In 2003, the FSA and Stock Exchange concluded a Memorandum of Understanding (MoU) regarding the general division of responsibilities between these two entities. The Stock Exchange is the primary authority responsible for the supervision and enforcement of the Stock Exchange rules and regulations. The Stock Exchange is also required to apply adequate systems and controls to detect cases of possible market abuse and to submit such cases to the FSA. According to supplementary information provided to the review team “the main principle for the division of responsibilities and primary enforcement between the FSA and the Stock Exchange is ... based on whether the offence in question is a breach of legal requirement or Stock Exchange rules and regulations. The Stock Exchange enforces its rules and regulations usually without prior consultation with the FSA. However, in cases of more serious infringements (usually if both Stock Exchange rules and legal requirements have been violated), the FSA and the Stock Exchange may consult and co-ordinate their actions informally before enforcement.”
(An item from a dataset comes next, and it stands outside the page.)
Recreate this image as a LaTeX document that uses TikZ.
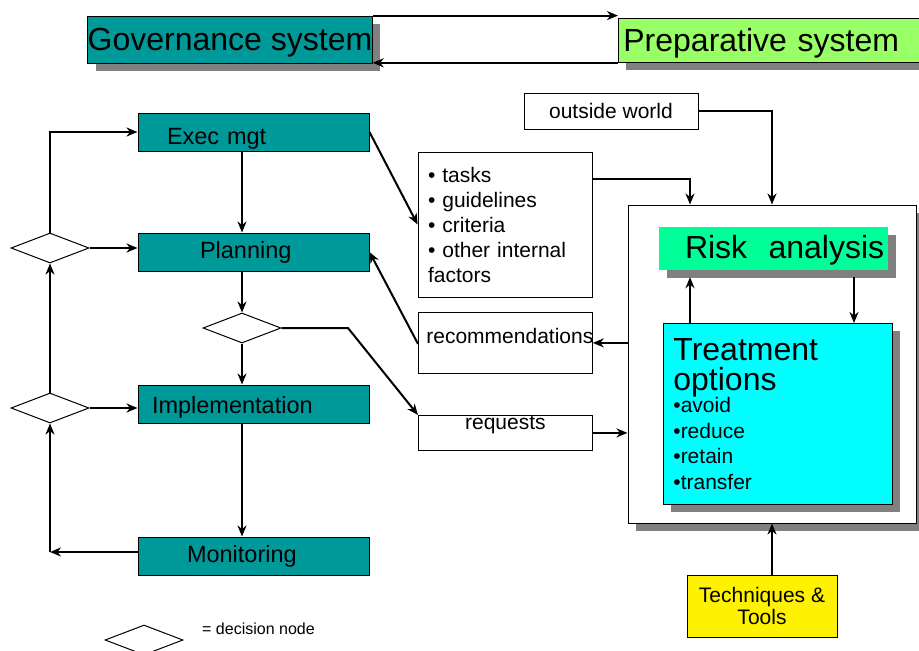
\documentclass[tikz,border=0pt]{standalone}
\usepackage{fontspec}
\setmainfont{Liberation Sans}
\usetikzlibrary{arrows.meta,shapes.geometric,shadows}
\definecolor{tealbox}{HTML}{009999}
\definecolor{prepgreen}{HTML}{99FF66}
\definecolor{mint}{HTML}{00FF99}
\definecolor{aqua}{HTML}{00FFFF}
\definecolor{shadowgray}{HTML}{808080}
\tikzstyle{dropsh}=[drop shadow={shadow xshift=8pt, shadow yshift=-8pt, fill=shadowgray, opacity=1}]
\tikzstyle{sysbox}=[inner sep=0pt, font=\fontsize{32}{36}\selectfont]
\tikzstyle{stage}=[draw, line width=1pt, fill=tealbox, minimum width=231pt, minimum height=38pt, inner ysep=0pt, align=left, font=\fontsize{23.5}{28}\selectfont]
\tikzstyle{choice}=[diamond, draw, line width=1pt, minimum width=78pt, minimum height=30pt, inner sep=0pt]
\tikzstyle{note}=[draw, line width=0.8pt, fill=white, inner sep=0pt, minimum width=174pt, font=\fontsize{21}{25}\selectfont]
\tikzstyle{arr}=[-{Stealth[length=11pt, width=9pt, inset=3.5pt]}, line width=2pt]

\begin{document}
\begin{tikzpicture}[x=1pt, y=-1pt]
    \useasboundingbox (0, 0) rectangle (919, 651);
    % top systems
    \node[sysbox, fill=tealbox, draw, line width=0.8pt, dropsh, minimum width=280pt, minimum height=47pt, text depth=0pt] (gov) at (230, 39.5) {Governance system};
    \node[sysbox, fill=prepgreen, draw, line width=0.8pt, dropsh, anchor=north west, minimum height=44pt, text depth=0pt, text width=300pt, inner xsep=5pt, align=left] (prep) at (618, 18) {Preparative system};
    % management cycle
    \node[stage, inner xsep=29pt, text width=173pt, text height=29pt] (exec) at (253.5, 132) {Exec mgt};
    \node[stage, inner xsep=62pt, text width=107pt] (plan) at (253.5, 252) {Planning};
    \node[stage, inner xsep=14pt, text width=203pt, text height=23pt] (impl) at (253.5, 404) {Implementation};
    \node[stage, inner xsep=49pt, text width=133pt] (mon) at (253.5, 556) {Monitoring};
    \node[choice] (d1) at (50, 248) {};
    \node[choice] (d2) at (50, 408) {};
    \node[choice] (d3) at (242, 328) {};
    \coordinate (c1) at (50, 552);
    \coordinate (c2) at (348, 328);
    % inputs and outputs
    \node[note, minimum height=145pt, text width=154pt, inner xsep=10pt, align=left] (tasks) at (505, 224.5)
        {• tasks\\• guidelines\\• criteria\\• other internal\\factors};
    \node[note, minimum height=36pt] (world) at (611, 111) {outside world};
    \node[note, anchor=north west, text width=158pt, inner xsep=8pt, align=left, text height=31pt, text depth=30pt] (rec) at (418, 312) {recommendations};
    \node[note, anchor=north west, text height=14pt, text depth=21pt] (req) at (418, 415) {requests};
    % risk area
    \node[draw, line width=1pt, fill=white, dropsh, minimum width=288pt, minimum height=318pt, inner sep=0pt] (ra) at (772, 364) {};
    \node[sysbox, fill=mint, dropsh, minimum width=229pt, minimum height=43pt, text depth=3pt, inner xsep=26pt, text width=177pt, align=left] (risk) at (773.5, 248.5) {\mbox{Risk~~analysis}};
    \node[draw, line width=0.8pt, fill=aqua, dropsh, anchor=north west, minimum height=181pt, text width=209pt, inner xsep=10pt, inner ysep=0pt, align=left, font=\fontsize{21}{25.5}\selectfont] (treat) at (663, 323)
        {\fontsize{32}{30}\selectfont Treatment\\options\\[-3pt]\fontsize{21}{25.5}\selectfont •avoid\\•reduce\\•retain\\•transfer};
    \node[draw, line width=0.8pt, fill=yellow, minimum width=150pt, minimum height=62pt, inner sep=0pt, align=center, font=\fontsize{21}{22}\selectfont] (tools) at (762, 606) {Techniques \&\\Tools};
    \coordinate (c3) at (690, 179);
    \coordinate (c4) at (772, 111);
    \coordinate (c5) at (854, 300);
    % legend
    \node[choice] (dk) at (144, 640) {};
    \node[anchor=west, inner sep=0pt, font=\fontsize{16}{19}\selectfont] (key) at (202, 629) {= decision node};

    \draw[arr] (gov.north east) -- (gov.north east -| prep.west);
    \draw[arr] (prep.south west) -- (prep.south west -| gov.east);
    \draw[arr] (exec.south -| d3) -- (plan.north -| d3);
    \draw[arr] (plan.south -| d3) -- (d3.north);
    \draw[arr] (d3.south) -- (impl.north -| d3);
    \draw[arr] (impl.south -| d3) -- (mon.north -| d3);
    \draw[arr] (mon.west |- c1) -- (c1);
    \draw[arr] (c1) -- (d2.south);
    \draw[arr] (d2.north) -- (d1.south);
    \draw[arr] (d2.east) -- (d2.east -| impl.west);
    \draw[arr] (d1.east) -- (d1.east -| plan.west);
    \draw[arr] (d1.north) |- (exec.west);
    \draw[arr] (exec.east) -- (tasks.west);
    \draw[arr] (d3.east) -- (c2) -- (req.north west);
    \draw[arr] ([yshift=-1pt]rec.west) -- (plan.east);
    \draw[arr] (ra.west |- rec.east) -- (rec.east);
    \draw[arr] (req.east) -- (req.east -| ra.west);
    \draw[arr] (c3 -| tasks.east) -- (c3) -- (c3 |- ra.north);
    \draw[arr] (world.east) -- (c4) -- (c4 |- ra.north);
    \draw[arr] (c3 |- treat.north) -- ([yshift=-7pt]c3 |- risk.south);
    \draw[arr] ([yshift=-7pt]c5 |- risk.south) -- (c5 |- treat.north);
    \draw[arr] (c4 |- tools.north) -- (c4 |- ra.south);
\end{tikzpicture}
\end{document}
Supplementary information for this review showed that in 2007, the Stock Exchange issued penalty fines in three cases, two related to breaches of disclosure obligations and one case related to delayed disclosure under the CG code. In 2008, fines for breaches of information disclosure requirements were issued in two cases. In 2009, the SE issued one fine relating to non-disclosure of related party transactions. In addition, the Stock Exchange has issued several warnings for minor breaches (mainly relating to late or inaccurate disclosure of information). Furthermore, the Stock Exchange has submitted to the FSA only one formal notification of suspicious transactions. However, according to Estonian officials it is general practice for the Stock Exchange to forward to the FSA most of the correspondence it has with issuers relating to possible breaches of rules and regulations, and it is also common practice for the Stock Exchange to co-operate with the FSA in more complicated cases prior to enforcement actions.